Publishers still care about the quality of content, of course. Zubchevich's contention is that with so many sources to which a consumer can turn to get the same content, the defining factor will be the experience they receive from the site serving it.

"The number one currency is QoE," he says. "We are just starting to see operators look at marketing the experience of viewing as important as the content itself. This is not something they've ever collected in the past and it's a fundamental shift."

"We need to redefine what QoS is. QoS has meant basics such as 'is the stream available at all?', 'is it available most of the time?', 'can I watch it largely uninterrupted?'," Zubchevich says. "QoE takes a zero tolerance approach to starting the stream. QoE is also about resolution. If I watch a HD or UHD TV broadcast and move to an IP-based provider I am not expecting a poor experience in comparison. What used to be acceptable is no longer acceptable and failure to address buffering or bitrrate issues in that moment means you lose the consumer.

"Everything we see tells us that QoE has a very direct and quantifiable impact on engagement, and engagement subsequently has a very direct correlation to the financial stability of the service."

Netflix and other pure-play streamers have built their business on a data-centric strategy and are not hide-bound by the legacy of separate technical and consumer facing parts of the business which telco and satellite pay TV providers face.

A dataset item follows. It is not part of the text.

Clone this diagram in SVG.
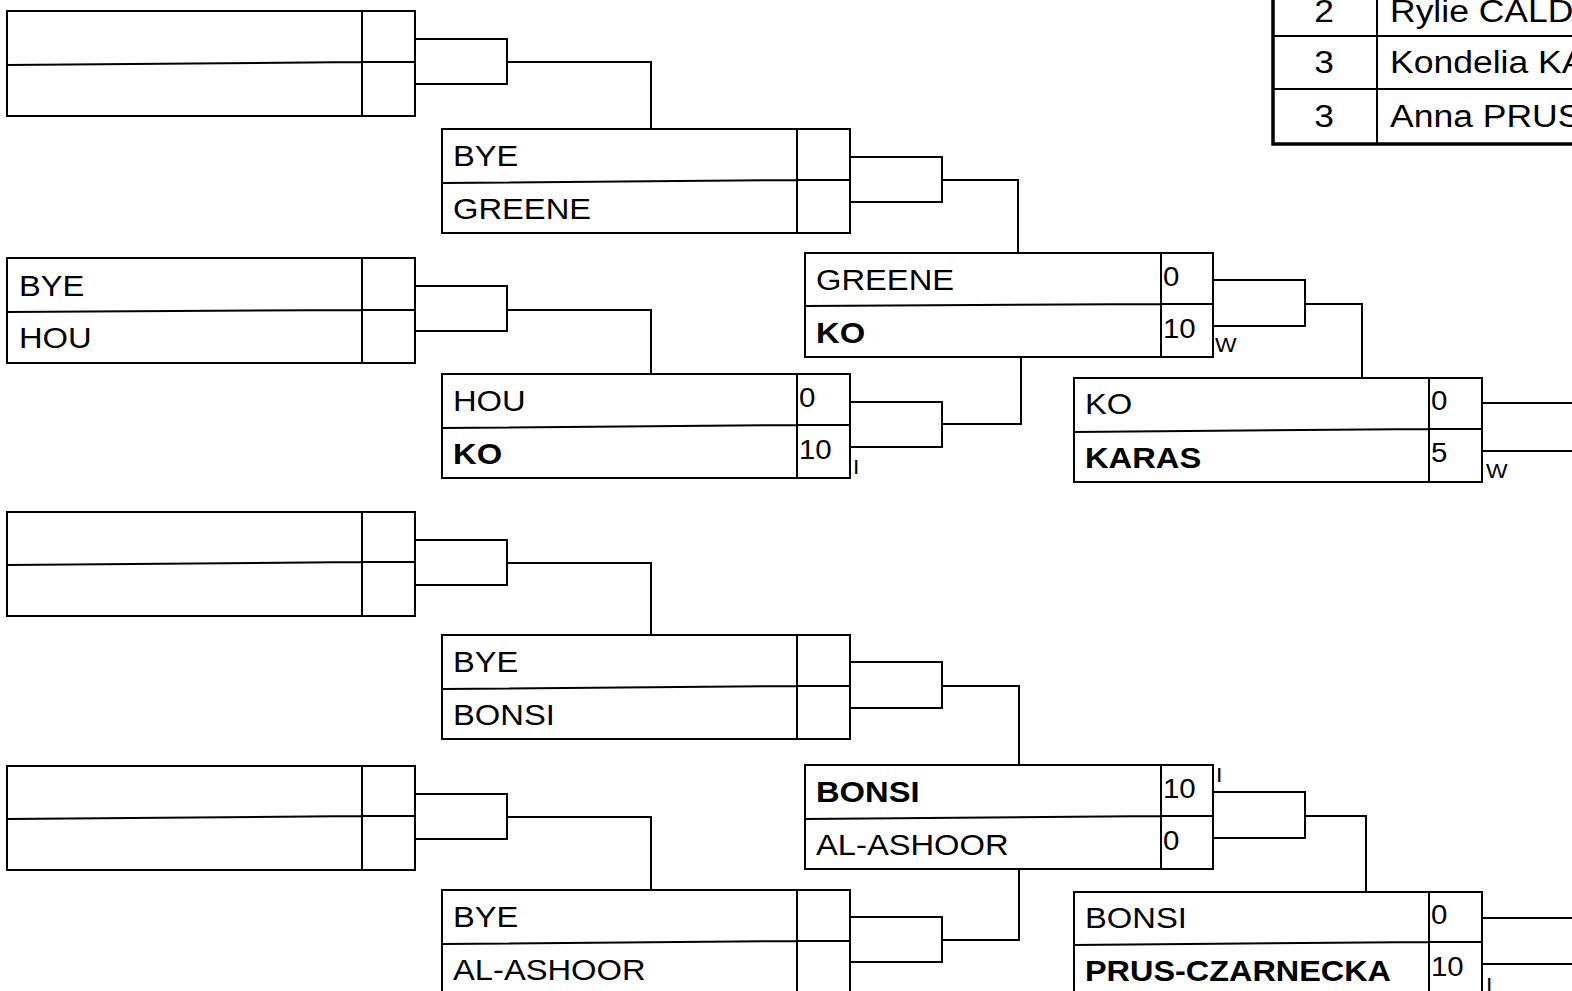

Nonetheless, ARRIS' Hooper contends, '"the mantra 'content is king' has been a fallback excuse for some service providers for not gettting this right. As the market fragments into different content sources I think you'll find that consumers will gravitate over time to the site where they're having least friction. That means pay TV doesn't just have their business threatened by OTT but by new data pipes which can provide a greater customer experience journey through the content lifecycle. Having exclusive content deals is a defensive mechanism. Enabling a better customer experience will deliver more positive brand benefits in the longer term."